* THE TASK *
Look over the entries that follow and work out how many lines contain "with". State the number only.
☆ ☆ ☆ ☆ ☆ ☆ ☆
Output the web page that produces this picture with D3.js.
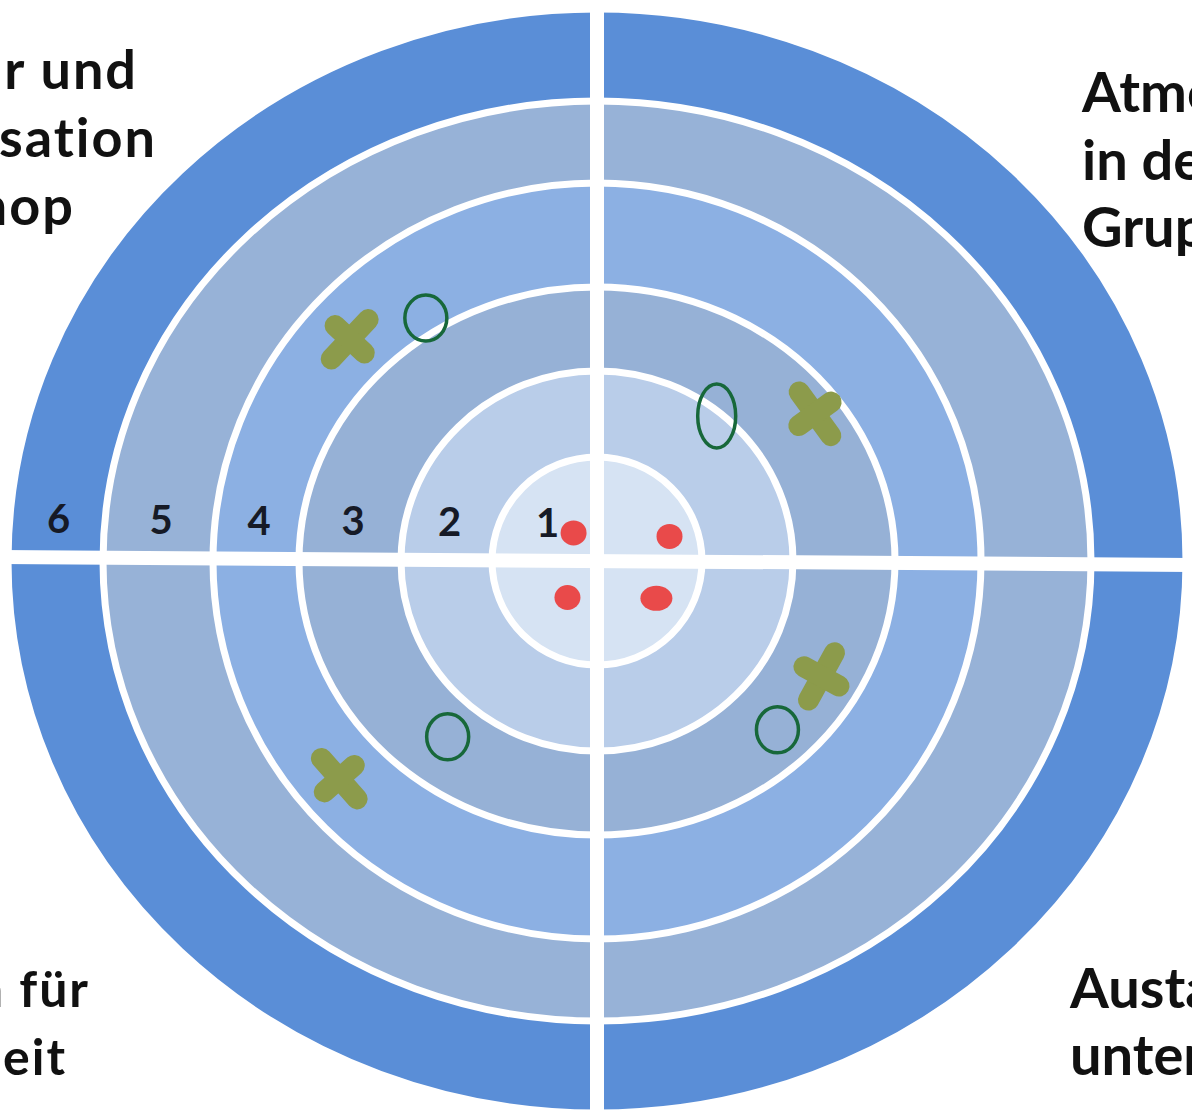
<!DOCTYPE html>
<html>
<head>
<meta charset="utf-8">
<script src="https://cdn.jsdelivr.net/npm/d3@7"></script>
<style>
  body { margin: 0; background: #fff; }
  svg { display: block; }
</style>
</head>
<body>
<div id="target"></div>
<script>
// rings of the target, 1 = centre
const rings = [1, 2, 3, 4, 5, 6];

// quadrants, clockwise from top left
const quadrants = ["TL", "TR", "BR", "BL"];
const labelTL = ["Struktur und", "Organisation", "Workshop"];
const labelTR = ["Atmosphäre", "in der", "Gruppe"];
const labelBR = ["Austausch", "untereinander"];
const labelBL = ["Raum für", "Zusammenarbeit"];

// ratings per quadrant (order TL, TR, BR, BL)
// value = ring position (0 = centre, 6 = outer edge), spread = place inside the quadrant (0..1 clockwise)
const dotValues = [0.35, 0.73, 0.67, 0.45];
const dotSpread = [0.56, 0.79, 0.36, 0.43];
const circleValues = [3.16, 1.95, 2.58, 2.42];
const circleSpread = [0.63, 0.43, 0.5, 0.43];
const crossValues = [3.48, 2.72, 2.59, 3.53];
const crossSpread = [0.48, 0.6, 0.32, 0.54];

(() => {
  const width = 1192;
  const height = 1120;
  const cx = 597;
  const cy = 561;

  const svg = d3
    .select("#target")
    .append("svg")
    .attr("width", width)
    .attr("height", height);

  // the photo is a bit squashed, so rings are ellipses
  const rx = d3
    .scaleLinear()
    .domain([0, 1, 2, 3, 4, 5, 6])
    .range([0, 105, 196, 298, 384, 494, 589]);
  const ry = d3
    .scaleLinear()
    .domain([0, 1, 2, 3, 4, 5, 6])
    .range([0, 104, 190, 274, 378, 460, 552]);

  const ringColor = d3
    .scaleOrdinal()
    .domain(rings)
    .range(["#d6e3f3", "#b9cde9", "#96b1d6", "#8cb0e3", "#97b2d7", "#5a8ed7"]);

  const quadStart = d3.scaleOrdinal().domain(quadrants).range([180, 270, 0, 90]);
  const angle = d3.scaleLinear().domain([0, 1]).range([0, 90]);

  // horizontal gap is slightly tilted in the picture
  const gapY = d3.scaleLinear().domain([0, width]).range([557, 565]);

  // Rings
  svg
    .append("g")
    .selectAll("ellipse")
    .data(rings.slice().reverse())
    .join("ellipse")
    .attr("cx", cx)
    .attr("cy", cy)
    .attr("rx", (d) => rx(d))
    .attr("ry", (d) => ry(d))
    .attr("fill", (d) => ringColor(d))
    .attr("stroke", "#fff")
    .attr("stroke-width", 7);

  // Cross gaps
  svg
    .append("line")
    .attr("x1", cx)
    .attr("x2", cx)
    .attr("y1", 0)
    .attr("y2", height)
    .attr("stroke", "#fff")
    .attr("stroke-width", 14);
  svg
    .append("line")
    .attr("x1", 0)
    .attr("x2", width)
    .attr("y1", gapY(0))
    .attr("y2", gapY(width))
    .attr("stroke", "#fff")
    .attr("stroke-width", 14);

  // Ring numbers on the left axis
  svg
    .append("g")
    .selectAll("text")
    .data(rings)
    .join("text")
    .attr("x", (d) => cx + 3 - (rx(d - 1) + rx(d)) / 2)
    .attr("y", (d) => gapY(cx - (rx(d - 1) + rx(d)) / 2) - 24)
    .attr("text-anchor", "middle")
    .attr("font-family", "Lato, sans-serif")
    .attr("font-size", "40px")
    .attr("font-weight", 700)
    .attr("fill", "#161a26")
    .text((d) => d);

  // position helper
  const pos = (q, v, s) => {
    const a = ((quadStart(q) + angle(s)) * Math.PI) / 180;
    return [cx + rx(v) * Math.cos(a), cy + ry(v) * Math.sin(a), a];
  };

  // Red dots
  svg
    .append("g")
    .selectAll("ellipse")
    .data(quadrants)
    .join("ellipse")
    .attr("cx", (d, i) => pos(d, dotValues[i], dotSpread[i])[0])
    .attr("cy", (d, i) => pos(d, dotValues[i], dotSpread[i])[1])
    .attr("rx", (d) => (d === "BR" ? 16 : 13))
    .attr("ry", 12.5)
    .attr("fill", "#e94a4a");

  // Green circles
  svg
    .append("g")
    .selectAll("ellipse")
    .data(quadrants)
    .join("ellipse")
    .attr("cx", (d, i) => pos(d, circleValues[i], circleSpread[i])[0])
    .attr("cy", (d, i) => pos(d, circleValues[i], circleSpread[i])[1])
    .attr("rx", (d) => (d === "TR" ? 19 : 21))
    .attr("ry", (d) => (d === "TR" ? 32 : 23))
    .attr("fill", "none")
    .attr("stroke", "#17683a")
    .attr("stroke-width", 3.5);

  // Olive crosses
  const crosses = svg
    .append("g")
    .selectAll("g")
    .data(quadrants)
    .join("g")
    .attr("transform", (d, i) => {
      const p = pos(d, crossValues[i], crossSpread[i]);
      return `translate(${p[0]}, ${p[1]}) rotate(${(p[2] * 180) / Math.PI + 90})`;
    })
    .attr("stroke", "#8c9b4b")
    .attr("stroke-width", 21)
    .attr("stroke-linecap", "round");
  crosses.append("line").attr("x1", -27).attr("x2", 27).attr("y1", 0).attr("y2", 0);
  crosses.append("line").attr("x1", 0).attr("x2", 0).attr("y1", -20).attr("y2", 20);

  // Quadrant labels (cut by the picture edges, as in the photo)
  const labelFont = (sel, size, spacing) =>
    sel
      .attr("font-family", "Lato, sans-serif")
      .attr("font-size", size)
      .attr("font-weight", 700)
      .attr("letter-spacing", spacing)
      .attr("fill", "#111");

  const tlX = [138, 157, 75];
  const tlY = [89, 157, 225];
  labelFont(
    svg
      .append("g")
      .selectAll("text")
      .data(labelTL)
      .join("text")
      .attr("x", (d, i) => tlX[i])
      .attr("y", (d, i) => tlY[i])
      .attr("text-anchor", "end")
      .text((d) => d),
    "54px",
    "2px"
  );

  const trY = [112, 180, 247];
  labelFont(
    svg
      .append("g")
      .selectAll("text")
      .data(labelTR)
      .join("text")
      .attr("x", 1082)
      .attr("y", (d, i) => trY[i])
      .text((d) => d),
    "56px",
    "0px"
  );

  const brY = [1008, 1075];
  labelFont(
    svg
      .append("g")
      .selectAll("text")
      .data(labelBR)
      .join("text")
      .attr("x", 1070)
      .attr("y", (d, i) => brY[i])
      .text((d) => d),
    "56px",
    "0px"
  );

  const blX = [90, 67];
  const blY = [1007, 1075];
  labelFont(
    svg
      .append("g")
      .selectAll("text")
      .data(labelBL)
      .join("text")
      .attr("x", (d, i) => blX[i])
      .attr("y", (d, i) => blY[i])
      .attr("text-anchor", "end")
      .text((d) => d),
    "50px",
    "2px"
  );
})();
</script>
</body>
</html>
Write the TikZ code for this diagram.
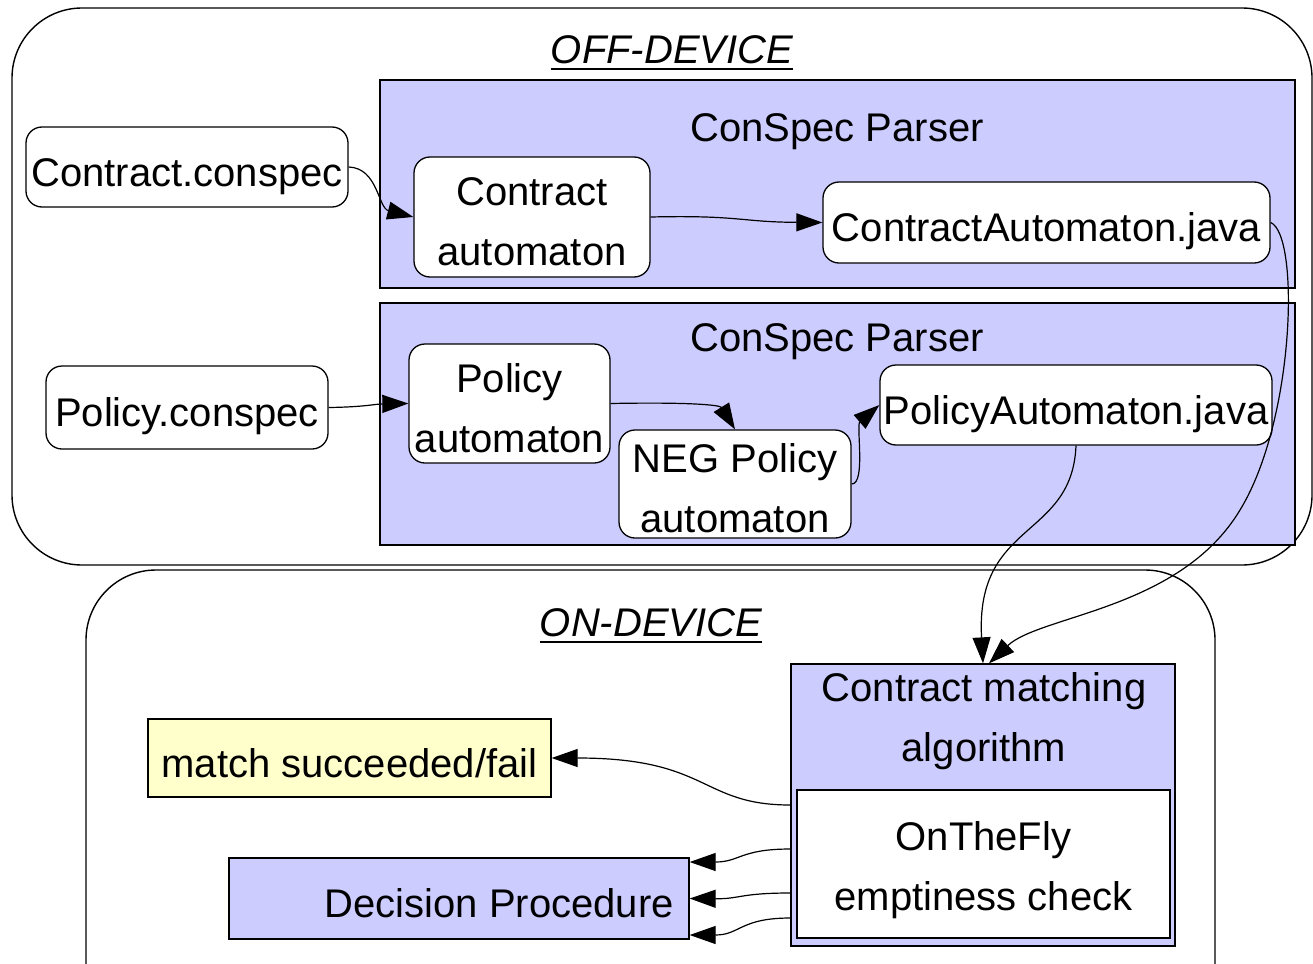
\documentclass[tikz,border=0pt]{standalone}
\usepackage{fontspec}
\setmainfont{Liberation Sans}
\usetikzlibrary{arrows.meta,calc}
\definecolor{parserblue}{HTML}{CCCCFF}
\definecolor{resultyellow}{HTML}{FFFFCC}
\tikzset{
  region/.style={draw=black, line width=1.4pt, rounded corners=70pt},
  parserbox/.style={draw=black, line width=1.4pt, fill=parserblue, inner sep=0pt},
  filebox/.style={draw=black, line width=1.3pt, fill=white, rounded corners=16pt, inner sep=0pt, align=center},
  plainbox/.style={draw=black, line width=1.3pt, inner sep=0pt, align=center},
  oneline/.style={text height=38pt, text depth=0pt},
  twoline/.style={text height=97pt, text depth=0pt},
  arr/.style={line width=1.2pt, -{Triangle[length=26pt,width=18pt]}},
  regiontitle/.style={font=\fontsize{40}{48}\selectfont\itshape, inner sep=0pt},
}
\begin{document}
\begin{tikzpicture}[x=1pt, y=-1pt, font=\fontsize{40}{60}\selectfont]
\path[use as bounding box] (0,0) rectangle (1313,963);
\clip (0,0) rectangle (1313,963);

% the two deployment regions
\draw[region] (12,8) rectangle (1312,565);
\draw[region] (86,570) rectangle (1215,1060);

\node[regiontitle] (offt) at (672,50) {OFF-DEVICE};
\draw[line width=2.5pt] ([yshift=-5pt]offt.base west) -- ([yshift=-5pt]offt.base east);
\node[regiontitle] (ont) at (651,623) {ON-DEVICE};
\draw[line width=2.5pt] ([yshift=-5pt]ont.base west) -- ([yshift=-5pt]ont.base east);

% parser stages
\node[parserbox, minimum width=915pt, minimum height=208pt] (p1) at (837.5,184) {};
\node[inner sep=0pt] (p1t) at (837,132) {ConSpec Parser};
\node[parserbox, minimum width=915pt, minimum height=242pt] (p2) at (837.5,424) {};
\node[inner sep=0pt] (p2t) at (837,342) {ConSpec Parser};

% contract chain
\node[filebox, oneline, minimum width=322pt, minimum height=80pt] (cs) at (187,167) {Contract.conspec};
\node[filebox, twoline, minimum width=236pt, minimum height=120pt] (ca) at (532,217) {Contract\\automaton};
\node[filebox, oneline, minimum width=447pt, minimum height=81pt] (caj) at (1046.5,222.5) {ContractAutomaton.java};

% policy chain
\node[filebox, oneline, minimum width=282pt, minimum height=83pt] (ps) at (187,407.5) {Policy.conspec};
\node[filebox, twoline, minimum width=201pt, minimum height=119pt] (pa) at (509.5,403.5) {Policy\\automaton};
\node[filebox, twoline, minimum width=232pt, minimum height=108pt] (neg) at (735,484) {NEG Policy\\automaton};
\node[filebox, oneline, minimum width=392pt, minimum height=80pt] (paj) at (1076,405) {PolicyAutomaton.java};

% on-device components
\node[plainbox, fill=parserblue, minimum width=384pt, minimum height=282pt] (cm) at (983,805) {};
\node[inner sep=0pt, align=center] (cmt) at (984,721) {Contract matching\\algorithm};
\node[plainbox, twoline, text height=93pt, fill=white, minimum width=373pt, minimum height=148pt] (otf) at (983.5,864) {OnTheFly\\emptiness check};
\node[plainbox, oneline, fill=resultyellow, minimum width=403pt, minimum height=78pt] (res) at (349.5,758) {match succeeded/fail};
\node[plainbox, fill=parserblue, minimum width=460pt, minimum height=81pt] (dp) at (459,898.5) {};
\node[inner sep=0pt, anchor=east] (dpt) at (674,903) {Decision Procedure};

% connectors
\draw[arr] (cs.east) .. controls (378,168) and (378,208) .. (ca.west);
\draw[arr] (ca.east) .. controls (740,215) and (740,222) .. (caj.west);
\draw[arr] (caj.east) .. controls (1300,235) and (1295,420) .. (1240,510)
  .. controls (1180,610) and (1040,615) .. ([xshift=6pt]cm.north);
\draw[arr] (ps.east) .. controls (365,407) and (375,404) .. (pa.west);
\draw[arr] (pa.east) .. controls (690,402) and (720,405) .. (neg.north);
\draw[arr] (neg.east) .. controls (866,484) and (856,425) .. (paj.west);
\draw[arr] (paj.south) .. controls (1072,540) and (975,520) .. (cm.north);
\draw[arr] (cm.west) .. controls (700,805) and (710,758) .. (res.east);
\draw[arr] ([yshift=-44pt]cm.west) .. controls (740,849) and (740,862) .. ([yshift=36.5pt]dp.east);
\draw[arr] ([yshift=-88pt]cm.west) .. controls (740,893) and (740,899) .. (dp.east);
\draw[arr] ([yshift=-113pt]cm.west) .. controls (740,918) and (740,935) .. ([yshift=-36.5pt]dp.east);
\end{tikzpicture}
\end{document}
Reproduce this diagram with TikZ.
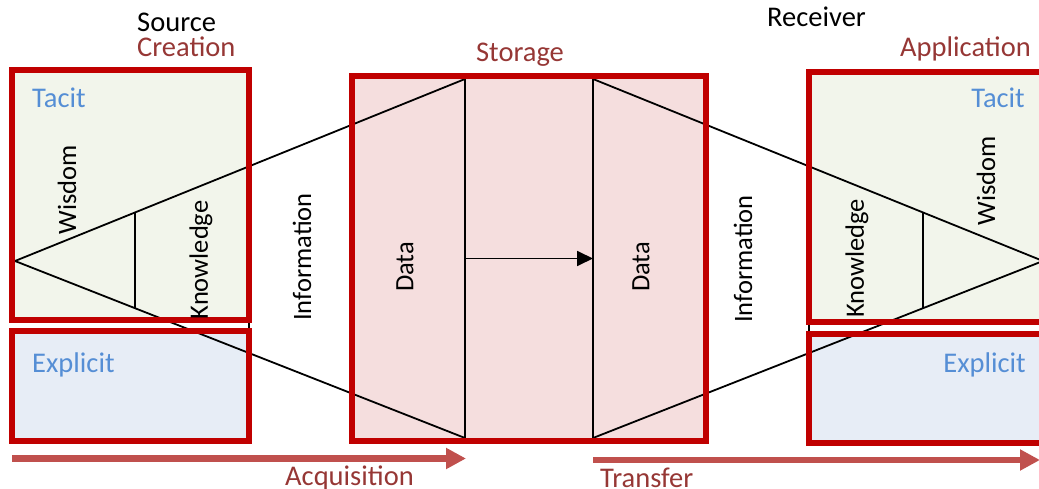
\documentclass[tikz,border=0pt]{standalone}
\usepackage{fontspec}
\setmainfont{Carlito}
\usetikzlibrary{arrows.meta,positioning,calc}
\definecolor{boxred}{RGB}{192,0,0}
\definecolor{darkred}{RGB}{150,55,53}
\definecolor{arrowred}{RGB}{192,80,77}
\definecolor{tacitfill}{RGB}{242,245,235}
\definecolor{explfill}{RGB}{231,237,246}
\definecolor{storefill}{RGB}{245,222,222}
\definecolor{skyblue}{RGB}{85,142,213}

\begin{document}
\begin{tikzpicture}[x=1pt,y=-1pt,
  every node/.style={font=\fontsize{28.5}{34}\selectfont,inner sep=0pt},
  zone/.style={inner sep=0pt,outer sep=0pt},
  frame/.style={draw=boxred,line width=6pt},
  edge/.style={black,line width=1.8pt},
  level/.style={rotate=90,font=\fontsize{26.5}{32}\selectfont},
  flow/.style={arrowred,line width=6.5pt,-{Triangle[length=20pt,width=20pt]}}]
\useasboundingbox (0,0) rectangle (1039,489);
\clip (0,0) rectangle (1039,489);
% filled areas
\node[zone,fill=tacitfill,minimum width=237pt,minimum height=250pt] (srcT) at (130.5,195) {};
\node[zone,fill=explfill,minimum width=237pt,minimum height=110pt] (srcE) at (130.5,386) {};
\node[zone,fill=storefill,minimum width=354pt,minimum height=365pt] (store) at (529,258.5) {};
\node[zone,fill=tacitfill,minimum width=237pt,minimum height=250pt] (rcvT) at (927.5,197) {};
\node[zone,fill=explfill,minimum width=237pt,minimum height=109pt] (rcvE) at (927.5,388.5) {};
% pyramid on both sides
\coordinate (apexL) at (15,261);
\coordinate (apexR) at (1043,261);
\coordinate (dTL) at (465,79);
\coordinate (dBL) at (465,438);
\coordinate (dTR) at (593,79);
\coordinate (dBR) at (593,438);
\draw[edge] (dTL) -- (apexL) -- (dBL) -- cycle;
\draw[edge] (dTR) -- (apexR) -- (dBR) -- cycle;
\foreach \t in {0.2667,0.52} {
  \draw[edge] ($(apexL)!\t!(dTL)$) -- ($(apexL)!\t!(dBL)$);
  \draw[edge] ($(apexR)!\t!(dTR)$) -- ($(apexR)!\t!(dBR)$);
}
\draw[edge,-{Triangle[length=16pt,width=15pt]}] ($(dTL)!0.5!(dBL)$) -- ($(dTR)!0.5!(dBR)$);
% red frames
\draw[frame] (srcT.south west) rectangle (srcT.north east);
\draw[frame] (srcE.south west) rectangle (srcE.north east);
\draw[frame] (store.south west) rectangle (store.north east);
\draw[frame] (rcvT.south west) rectangle (rcvT.north east);
\draw[frame] (rcvE.south west) rectangle (rcvE.north east);
% titles
\node[anchor=base west] (srcLbl) at (137,32) {Source};
\node[anchor=base west,text=darkred] (creLbl) at (137,57) {Creation};
\node[anchor=base,text=darkred] (stoLbl) at (520,62) {Storage};
\node[anchor=base west] (rcvLbl) at (767,27) {Receiver};
\node[anchor=base west,text=darkred] (appLbl) at (900,57) {Application};
\node[anchor=base west,text=skyblue] (tacL) at (32,108) {Tacit};
\node[anchor=base west,text=skyblue] (expL) at (32,372) {Explicit};
\node[anchor=base east,text=skyblue] (tacR) at (1025,108) {Tacit};
\node[anchor=base east,text=skyblue] (expR) at (1026,372) {Explicit};
% levels
\node[level] (wisL) at (67,190) {Wisdom};
\node[level] (knoL) at (201,260) {Knowledge};
\node[level] (infL) at (302,257) {Information};
\node[level] (datL) at (405,267) {Data};
\node[level] (datR) at (641,267) {Data};
\node[level] (infR) at (743,259) {Information};
\node[level] (knoR) at (857,258.5) {Knowledge};
\node[level] (wisR) at (986,181) {Wisdom};
% process arrows
\coordinate (acqS) at (12,458.5);
\coordinate (acqE) at (466,458.5);
\coordinate (trfS) at (593,460);
\coordinate (trfE) at (1040,460);
\draw[flow] (acqS) -- (acqE);
\draw[flow] (trfS) -- (trfE);
\node[anchor=base west,text=darkred] (acqLbl) at (285,485) {Acquisition};
\node[anchor=base west,text=darkred] (trfLbl) at (600,487) {Transfer};
\end{tikzpicture}
\end{document}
☆ ☆ ☆ ☆ ☆ ☆ ☆
* REPLY TO THE EXERCISE *
2